» **Records excerpted from a collection**

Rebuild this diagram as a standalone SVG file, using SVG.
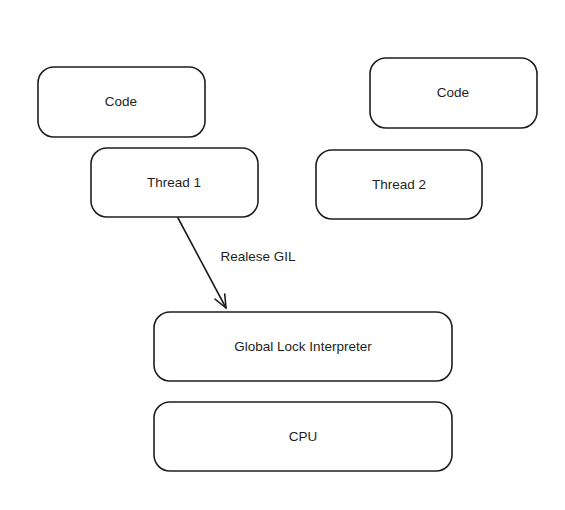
<svg xmlns="http://www.w3.org/2000/svg" width="565" height="510" viewBox="0 0 565 510">
<defs>
<marker id="arr" markerWidth="16" markerHeight="16" refX="14" refY="8" orient="auto" markerUnits="userSpaceOnUse">
<path d="M1,2.5 L14,8 L1,13.5" fill="none" stroke="#1e1e1e" stroke-width="1.6" stroke-linecap="round" stroke-linejoin="round"/>
</marker>
</defs>
<style>
.box{fill:#ffffff;stroke:#1e1e1e;stroke-width:1.6}
.t{font-family:"Liberation Sans","DejaVu Sans",sans-serif;font-size:13.5px;fill:#1e1e1e;text-anchor:middle;dominant-baseline:central}
.edge{fill:none;stroke:#1e1e1e;stroke-width:1.6;stroke-linecap:round}
</style>
<rect width="565" height="510" fill="#ffffff"/>
<g id="code1"><rect class="box" x="38" y="67" width="167" height="70" rx="16"/><text class="t" x="121" y="101">Code</text></g>
<g id="thread1"><rect class="box" x="91" y="148" width="167" height="69" rx="16"/><text class="t" x="174" y="182">Thread 1</text></g>
<g id="code2"><rect class="box" x="370" y="58" width="167" height="70" rx="16"/><text class="t" x="453" y="92">Code</text></g>
<g id="thread2"><rect class="box" x="316" y="150" width="166" height="69" rx="16"/><text class="t" x="399" y="184">Thread 2</text></g>
<g id="gil"><rect class="box" x="154" y="312" width="298" height="69" rx="16"/><text class="t" x="303" y="346">Global Lock Interpreter</text></g>
<g id="cpu"><rect class="box" x="154" y="402" width="298" height="69" rx="16"/><text class="t" x="303" y="436">CPU</text></g>
<g id="connectors">
<path class="edge" d="M178,218 L226,308" marker-end="url(#arr)"/>
<text class="t" x="258" y="256">Realese GIL</text>
</g>
</svg>
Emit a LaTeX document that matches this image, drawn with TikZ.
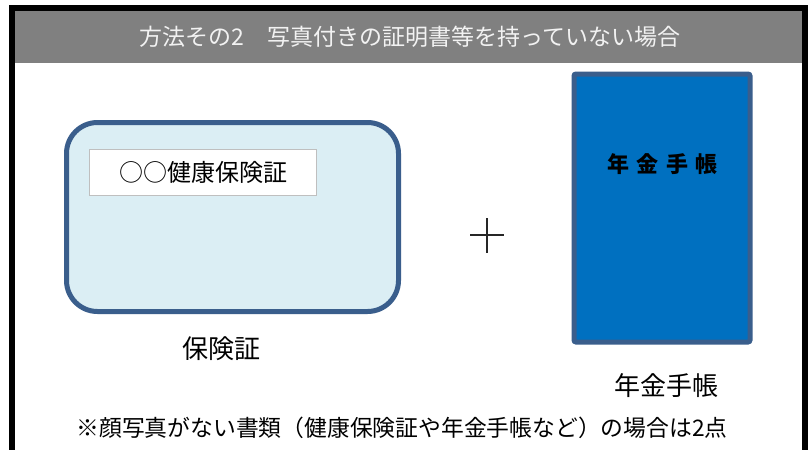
\documentclass[tikz,border=0pt]{standalone}
\usepackage{fontspec}
\newfontfamily\jp{Noto Sans CJK JP}
\definecolor{hdrgray}{HTML}{808080}
\definecolor{hdrtext}{HTML}{F2F2F2}
\definecolor{edgeblue}{HTML}{3A5E8C}
\definecolor{cardfill}{HTML}{DBEEF4}
\definecolor{bookblue}{HTML}{0070C0}
\definecolor{labelgray}{HTML}{BFBFBF}
\definecolor{plusgray}{HTML}{262626}
\tikzset{
  cardbox/.style={draw=edgeblue, fill=cardfill, line width=5pt, rounded corners=31pt, minimum width=332pt, minimum height=189pt, inner sep=0pt},
  namebox/.style={draw=labelgray, fill=white, line width=1.5pt, minimum width=227pt, minimum height=46pt, inner sep=0pt, font=\jp\fontsize{24}{26}\selectfont},
  bookbox/.style={draw=edgeblue, fill=bookblue, line width=5pt, rounded corners=2pt, minimum width=176pt, minimum height=268pt, inner sep=0pt},
  booktitle/.style={inner sep=0pt, font=\jp\bfseries\fontsize{22}{24}\selectfont},
  caption/.style={inner sep=0pt, font=\jp\fontsize{26}{28}\selectfont},
  hdr/.style={inner sep=0pt, text=hdrtext, font=\jp\fontsize{23}{26}\selectfont},
  note/.style={inner sep=0pt, font=\jp\fontsize{22.8}{26}\selectfont},
  plusline/.style={draw=plusgray, line width=2pt}
}
\begin{document}
\begin{tikzpicture}[x=1pt, y=-1pt]
\useasboundingbox (0,0) rectangle (812,450);
% frame
\fill[black] (9,5) rectangle (808,450);
\fill[white] (15,11) rectangle (802,450);
% header
\fill[hdrgray] (15,11) rectangle (802,63);
\node[hdr] (title) at (410,37) {方法その2　写真付きの証明書等を持っていない場合};
% card
\node[cardbox] (card) at (232.5,217) {};
\node[namebox] (name) at (203,172.5) {○○健康保険証};
\node[caption] (cardcap) at (221.5,349) {保険証};
% plus
\coordinate (pl) at (470,235);
\coordinate (pr) at (504,235);
\coordinate (pt) at (486.7,218);
\coordinate (pb) at (486.7,253);
\draw[plusline] (pl) -- (pr);
\draw[plusline] (pt) -- (pb);
% pension book
\node[bookbox] (book) at (662,208) {};
\node[booktitle] (booktext) at (662.5,164) {年\hspace{7.5pt}金\hspace{7.5pt}手\hspace{7.5pt}帳};
\node[caption] (bookcap) at (666.5,386) {年金手帳};
% note
\node[note] (remark) at (402,428) {※顔写真がない書類（健康保険証や年金手帳など）の場合は2点};
\end{tikzpicture}
\end{document}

» **WHAT IS ASKED**
Return all of the entries exactly as written, but drop any pictures they hold.

» **SOLUTION TO THIS PROBLEM**
Rebuild this diagram as a standalone SVG file, using SVG.
<svg xmlns="http://www.w3.org/2000/svg" width="565" height="510" viewBox="0 0 565 510">
<defs>
<marker id="arr" markerWidth="16" markerHeight="16" refX="14" refY="8" orient="auto" markerUnits="userSpaceOnUse">
<path d="M1,2.5 L14,8 L1,13.5" fill="none" stroke="#1e1e1e" stroke-width="1.6" stroke-linecap="round" stroke-linejoin="round"/>
</marker>
</defs>
<style>
.box{fill:#ffffff;stroke:#1e1e1e;stroke-width:1.6}
.t{font-family:"Liberation Sans","DejaVu Sans",sans-serif;font-size:13.5px;fill:#1e1e1e;text-anchor:middle;dominant-baseline:central}
.edge{fill:none;stroke:#1e1e1e;stroke-width:1.6;stroke-linecap:round}
</style>
<rect width="565" height="510" fill="#ffffff"/>
<g id="code1"><rect class="box" x="38" y="67" width="167" height="70" rx="16"/><text class="t" x="121" y="101">Code</text></g>
<g id="thread1"><rect class="box" x="91" y="148" width="167" height="69" rx="16"/><text class="t" x="174" y="182">Thread 1</text></g>
<g id="code2"><rect class="box" x="370" y="58" width="167" height="70" rx="16"/><text class="t" x="453" y="92">Code</text></g>
<g id="thread2"><rect class="box" x="316" y="150" width="166" height="69" rx="16"/><text class="t" x="399" y="184">Thread 2</text></g>
<g id="gil"><rect class="box" x="154" y="312" width="298" height="69" rx="16"/><text class="t" x="303" y="346">Global Lock Interpreter</text></g>
<g id="cpu"><rect class="box" x="154" y="402" width="298" height="69" rx="16"/><text class="t" x="303" y="436">CPU</text></g>
<g id="connectors">
<path class="edge" d="M178,218 L226,308" marker-end="url(#arr)"/>
<text class="t" x="258" y="256">Realese GIL</text>
</g>
</svg>
Emit a LaTeX document that matches this image, drawn with TikZ.
\documentclass[tikz,border=0pt]{standalone}
\usepackage{fontspec}
\newfontfamily\jp{Noto Sans CJK JP}
\definecolor{hdrgray}{HTML}{808080}
\definecolor{hdrtext}{HTML}{F2F2F2}
\definecolor{edgeblue}{HTML}{3A5E8C}
\definecolor{cardfill}{HTML}{DBEEF4}
\definecolor{bookblue}{HTML}{0070C0}
\definecolor{labelgray}{HTML}{BFBFBF}
\definecolor{plusgray}{HTML}{262626}
\tikzset{
  cardbox/.style={draw=edgeblue, fill=cardfill, line width=5pt, rounded corners=31pt, minimum width=332pt, minimum height=189pt, inner sep=0pt},
  namebox/.style={draw=labelgray, fill=white, line width=1.5pt, minimum width=227pt, minimum height=46pt, inner sep=0pt, font=\jp\fontsize{24}{26}\selectfont},
  bookbox/.style={draw=edgeblue, fill=bookblue, line width=5pt, rounded corners=2pt, minimum width=176pt, minimum height=268pt, inner sep=0pt},
  booktitle/.style={inner sep=0pt, font=\jp\bfseries\fontsize{22}{24}\selectfont},
  caption/.style={inner sep=0pt, font=\jp\fontsize{26}{28}\selectfont},
  hdr/.style={inner sep=0pt, text=hdrtext, font=\jp\fontsize{23}{26}\selectfont},
  note/.style={inner sep=0pt, font=\jp\fontsize{22.8}{26}\selectfont},
  plusline/.style={draw=plusgray, line width=2pt}
}
\begin{document}
\begin{tikzpicture}[x=1pt, y=-1pt]
\useasboundingbox (0,0) rectangle (812,450);
% frame
\fill[black] (9,5) rectangle (808,450);
\fill[white] (15,11) rectangle (802,450);
% header
\fill[hdrgray] (15,11) rectangle (802,63);
\node[hdr] (title) at (410,37) {方法その2　写真付きの証明書等を持っていない場合};
% card
\node[cardbox] (card) at (232.5,217) {};
\node[namebox] (name) at (203,172.5) {○○健康保険証};
\node[caption] (cardcap) at (221.5,349) {保険証};
% plus
\coordinate (pl) at (470,235);
\coordinate (pr) at (504,235);
\coordinate (pt) at (486.7,218);
\coordinate (pb) at (486.7,253);
\draw[plusline] (pl) -- (pr);
\draw[plusline] (pt) -- (pb);
% pension book
\node[bookbox] (book) at (662,208) {};
\node[booktitle] (booktext) at (662.5,164) {年\hspace{7.5pt}金\hspace{7.5pt}手\hspace{7.5pt}帳};
\node[caption] (bookcap) at (666.5,386) {年金手帳};
% note
\node[note] (remark) at (402,428) {※顔写真がない書類（健康保険証や年金手帳など）の場合は2点};
\end{tikzpicture}
\end{document}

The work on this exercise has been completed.